-------- Extracted data

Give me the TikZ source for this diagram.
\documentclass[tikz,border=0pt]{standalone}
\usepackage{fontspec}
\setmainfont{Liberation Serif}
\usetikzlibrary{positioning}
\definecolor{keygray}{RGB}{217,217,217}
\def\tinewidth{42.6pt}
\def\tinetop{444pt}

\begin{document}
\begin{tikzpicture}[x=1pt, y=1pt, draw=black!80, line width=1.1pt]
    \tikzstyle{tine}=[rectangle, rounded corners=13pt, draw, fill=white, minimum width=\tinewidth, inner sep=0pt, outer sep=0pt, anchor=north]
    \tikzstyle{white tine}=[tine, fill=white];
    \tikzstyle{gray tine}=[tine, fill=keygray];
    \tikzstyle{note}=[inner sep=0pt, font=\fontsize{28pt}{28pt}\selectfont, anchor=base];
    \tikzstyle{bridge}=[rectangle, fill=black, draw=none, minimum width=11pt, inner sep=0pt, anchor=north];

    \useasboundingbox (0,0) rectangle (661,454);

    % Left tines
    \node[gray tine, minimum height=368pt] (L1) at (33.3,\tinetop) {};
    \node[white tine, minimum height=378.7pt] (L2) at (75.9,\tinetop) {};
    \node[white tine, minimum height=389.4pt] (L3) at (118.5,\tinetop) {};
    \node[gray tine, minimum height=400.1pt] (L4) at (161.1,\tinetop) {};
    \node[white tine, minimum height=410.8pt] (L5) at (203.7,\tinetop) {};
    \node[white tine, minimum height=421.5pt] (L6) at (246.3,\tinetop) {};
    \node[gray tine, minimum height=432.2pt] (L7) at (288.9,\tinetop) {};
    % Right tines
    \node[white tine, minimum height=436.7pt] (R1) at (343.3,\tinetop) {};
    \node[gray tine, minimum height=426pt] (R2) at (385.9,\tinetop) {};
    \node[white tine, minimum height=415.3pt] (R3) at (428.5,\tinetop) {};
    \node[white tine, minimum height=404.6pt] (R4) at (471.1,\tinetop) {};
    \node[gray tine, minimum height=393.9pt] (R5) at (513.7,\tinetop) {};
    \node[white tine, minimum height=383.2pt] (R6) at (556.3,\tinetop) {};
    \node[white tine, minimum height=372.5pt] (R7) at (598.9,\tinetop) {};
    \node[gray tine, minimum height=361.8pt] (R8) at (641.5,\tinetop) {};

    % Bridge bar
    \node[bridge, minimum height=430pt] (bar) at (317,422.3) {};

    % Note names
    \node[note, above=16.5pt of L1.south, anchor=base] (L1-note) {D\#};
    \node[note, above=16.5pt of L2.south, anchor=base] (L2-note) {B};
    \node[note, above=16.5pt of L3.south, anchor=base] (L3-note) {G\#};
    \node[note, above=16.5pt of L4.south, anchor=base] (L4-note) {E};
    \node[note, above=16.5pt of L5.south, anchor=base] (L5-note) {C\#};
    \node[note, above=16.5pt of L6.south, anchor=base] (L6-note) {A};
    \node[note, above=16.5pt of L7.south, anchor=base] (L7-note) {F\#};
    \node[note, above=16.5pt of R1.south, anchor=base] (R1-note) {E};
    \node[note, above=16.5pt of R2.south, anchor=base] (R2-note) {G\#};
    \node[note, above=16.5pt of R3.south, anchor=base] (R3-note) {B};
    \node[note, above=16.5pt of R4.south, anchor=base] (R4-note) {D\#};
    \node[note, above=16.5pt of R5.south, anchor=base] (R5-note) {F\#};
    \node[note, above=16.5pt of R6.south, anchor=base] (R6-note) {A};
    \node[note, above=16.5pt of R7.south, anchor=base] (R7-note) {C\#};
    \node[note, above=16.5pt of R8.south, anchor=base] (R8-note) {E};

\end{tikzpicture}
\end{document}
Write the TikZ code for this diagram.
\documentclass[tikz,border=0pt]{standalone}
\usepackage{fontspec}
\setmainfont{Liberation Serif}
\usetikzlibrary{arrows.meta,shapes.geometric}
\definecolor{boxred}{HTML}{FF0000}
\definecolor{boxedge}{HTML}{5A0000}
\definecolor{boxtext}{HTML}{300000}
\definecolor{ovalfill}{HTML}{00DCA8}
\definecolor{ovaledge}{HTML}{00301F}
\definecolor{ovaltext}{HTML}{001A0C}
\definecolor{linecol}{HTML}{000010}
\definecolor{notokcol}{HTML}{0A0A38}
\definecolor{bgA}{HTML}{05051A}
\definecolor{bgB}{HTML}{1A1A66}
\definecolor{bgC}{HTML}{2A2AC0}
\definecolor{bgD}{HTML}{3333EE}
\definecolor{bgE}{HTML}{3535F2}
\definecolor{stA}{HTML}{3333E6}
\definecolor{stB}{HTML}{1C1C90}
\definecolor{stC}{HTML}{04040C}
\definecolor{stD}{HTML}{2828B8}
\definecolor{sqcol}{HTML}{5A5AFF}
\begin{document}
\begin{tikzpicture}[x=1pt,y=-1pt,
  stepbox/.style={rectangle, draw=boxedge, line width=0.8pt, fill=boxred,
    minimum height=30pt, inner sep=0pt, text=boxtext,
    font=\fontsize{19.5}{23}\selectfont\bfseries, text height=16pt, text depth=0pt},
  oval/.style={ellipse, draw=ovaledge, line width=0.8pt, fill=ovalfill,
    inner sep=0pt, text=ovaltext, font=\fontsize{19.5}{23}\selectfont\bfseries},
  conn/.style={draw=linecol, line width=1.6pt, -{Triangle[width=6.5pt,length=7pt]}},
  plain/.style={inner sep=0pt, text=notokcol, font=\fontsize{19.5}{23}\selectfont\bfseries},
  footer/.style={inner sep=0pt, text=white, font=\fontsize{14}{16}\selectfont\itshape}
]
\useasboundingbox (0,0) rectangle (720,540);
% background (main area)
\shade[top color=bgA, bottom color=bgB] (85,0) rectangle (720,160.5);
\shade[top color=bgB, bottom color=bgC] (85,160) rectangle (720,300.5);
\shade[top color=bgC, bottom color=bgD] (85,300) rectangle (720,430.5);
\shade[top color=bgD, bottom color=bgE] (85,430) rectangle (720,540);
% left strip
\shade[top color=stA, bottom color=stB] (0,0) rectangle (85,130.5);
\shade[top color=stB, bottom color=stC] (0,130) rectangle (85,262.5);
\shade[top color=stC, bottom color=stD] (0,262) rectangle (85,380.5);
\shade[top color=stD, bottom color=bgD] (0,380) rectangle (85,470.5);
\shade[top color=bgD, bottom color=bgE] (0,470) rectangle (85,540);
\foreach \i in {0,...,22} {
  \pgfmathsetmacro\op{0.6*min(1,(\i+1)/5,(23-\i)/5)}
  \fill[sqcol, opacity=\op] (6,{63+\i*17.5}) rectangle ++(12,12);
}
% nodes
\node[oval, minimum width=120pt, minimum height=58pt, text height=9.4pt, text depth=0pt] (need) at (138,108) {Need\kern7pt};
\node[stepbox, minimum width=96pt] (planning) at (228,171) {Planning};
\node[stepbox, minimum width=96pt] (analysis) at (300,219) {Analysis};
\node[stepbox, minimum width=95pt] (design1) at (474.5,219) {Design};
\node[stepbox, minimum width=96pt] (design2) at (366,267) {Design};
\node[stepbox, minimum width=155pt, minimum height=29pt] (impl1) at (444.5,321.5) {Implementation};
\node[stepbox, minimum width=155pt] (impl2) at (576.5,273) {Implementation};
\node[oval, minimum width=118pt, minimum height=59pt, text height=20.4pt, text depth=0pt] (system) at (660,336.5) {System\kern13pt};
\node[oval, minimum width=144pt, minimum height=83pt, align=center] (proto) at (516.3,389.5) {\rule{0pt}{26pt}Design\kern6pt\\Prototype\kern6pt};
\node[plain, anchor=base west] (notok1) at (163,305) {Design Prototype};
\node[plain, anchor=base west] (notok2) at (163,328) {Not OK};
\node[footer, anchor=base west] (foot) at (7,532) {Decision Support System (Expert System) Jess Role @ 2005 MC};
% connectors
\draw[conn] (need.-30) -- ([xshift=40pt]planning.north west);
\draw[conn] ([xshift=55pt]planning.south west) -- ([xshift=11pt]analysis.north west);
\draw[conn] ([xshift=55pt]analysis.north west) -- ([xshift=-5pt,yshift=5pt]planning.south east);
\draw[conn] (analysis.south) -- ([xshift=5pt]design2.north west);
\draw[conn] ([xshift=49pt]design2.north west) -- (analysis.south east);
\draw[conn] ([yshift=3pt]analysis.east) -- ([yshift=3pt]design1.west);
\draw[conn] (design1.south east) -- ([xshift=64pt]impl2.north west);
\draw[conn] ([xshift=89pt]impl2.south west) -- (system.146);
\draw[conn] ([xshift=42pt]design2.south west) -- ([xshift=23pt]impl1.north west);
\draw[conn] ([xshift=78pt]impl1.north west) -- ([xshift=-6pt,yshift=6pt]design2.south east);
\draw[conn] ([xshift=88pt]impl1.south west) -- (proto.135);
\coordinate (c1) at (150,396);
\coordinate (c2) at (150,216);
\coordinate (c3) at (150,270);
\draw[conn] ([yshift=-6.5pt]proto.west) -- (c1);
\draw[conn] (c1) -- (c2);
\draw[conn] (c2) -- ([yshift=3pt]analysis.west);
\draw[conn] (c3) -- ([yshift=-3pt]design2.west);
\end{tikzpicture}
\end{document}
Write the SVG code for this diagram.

----------------

Please copy only the lines between the first line of the entries and the line with "minimum height=430pt] (bar)", keeping those two end lines as well, exactly as written.

Give me the TikZ source for this diagram.
\documentclass[tikz,border=0pt]{standalone}
\usepackage{fontspec}
\setmainfont{Liberation Serif}
\usetikzlibrary{positioning}
\definecolor{keygray}{RGB}{217,217,217}
\def\tinewidth{42.6pt}
\def\tinetop{444pt}

\begin{document}
\begin{tikzpicture}[x=1pt, y=1pt, draw=black!80, line width=1.1pt]
    \tikzstyle{tine}=[rectangle, rounded corners=13pt, draw, fill=white, minimum width=\tinewidth, inner sep=0pt, outer sep=0pt, anchor=north]
    \tikzstyle{white tine}=[tine, fill=white];
    \tikzstyle{gray tine}=[tine, fill=keygray];
    \tikzstyle{note}=[inner sep=0pt, font=\fontsize{28pt}{28pt}\selectfont, anchor=base];
    \tikzstyle{bridge}=[rectangle, fill=black, draw=none, minimum width=11pt, inner sep=0pt, anchor=north];

    \useasboundingbox (0,0) rectangle (661,454);

    % Left tines
    \node[gray tine, minimum height=368pt] (L1) at (33.3,\tinetop) {};
    \node[white tine, minimum height=378.7pt] (L2) at (75.9,\tinetop) {};
    \node[white tine, minimum height=389.4pt] (L3) at (118.5,\tinetop) {};
    \node[gray tine, minimum height=400.1pt] (L4) at (161.1,\tinetop) {};
    \node[white tine, minimum height=410.8pt] (L5) at (203.7,\tinetop) {};
    \node[white tine, minimum height=421.5pt] (L6) at (246.3,\tinetop) {};
    \node[gray tine, minimum height=432.2pt] (L7) at (288.9,\tinetop) {};
    % Right tines
    \node[white tine, minimum height=436.7pt] (R1) at (343.3,\tinetop) {};
    \node[gray tine, minimum height=426pt] (R2) at (385.9,\tinetop) {};
    \node[white tine, minimum height=415.3pt] (R3) at (428.5,\tinetop) {};
    \node[white tine, minimum height=404.6pt] (R4) at (471.1,\tinetop) {};
    \node[gray tine, minimum height=393.9pt] (R5) at (513.7,\tinetop) {};
    \node[white tine, minimum height=383.2pt] (R6) at (556.3,\tinetop) {};
    \node[white tine, minimum height=372.5pt] (R7) at (598.9,\tinetop) {};
    \node[gray tine, minimum height=361.8pt] (R8) at (641.5,\tinetop) {};

    % Bridge bar
    \node[bridge, minimum height=430pt] (bar) at (317,422.3) {};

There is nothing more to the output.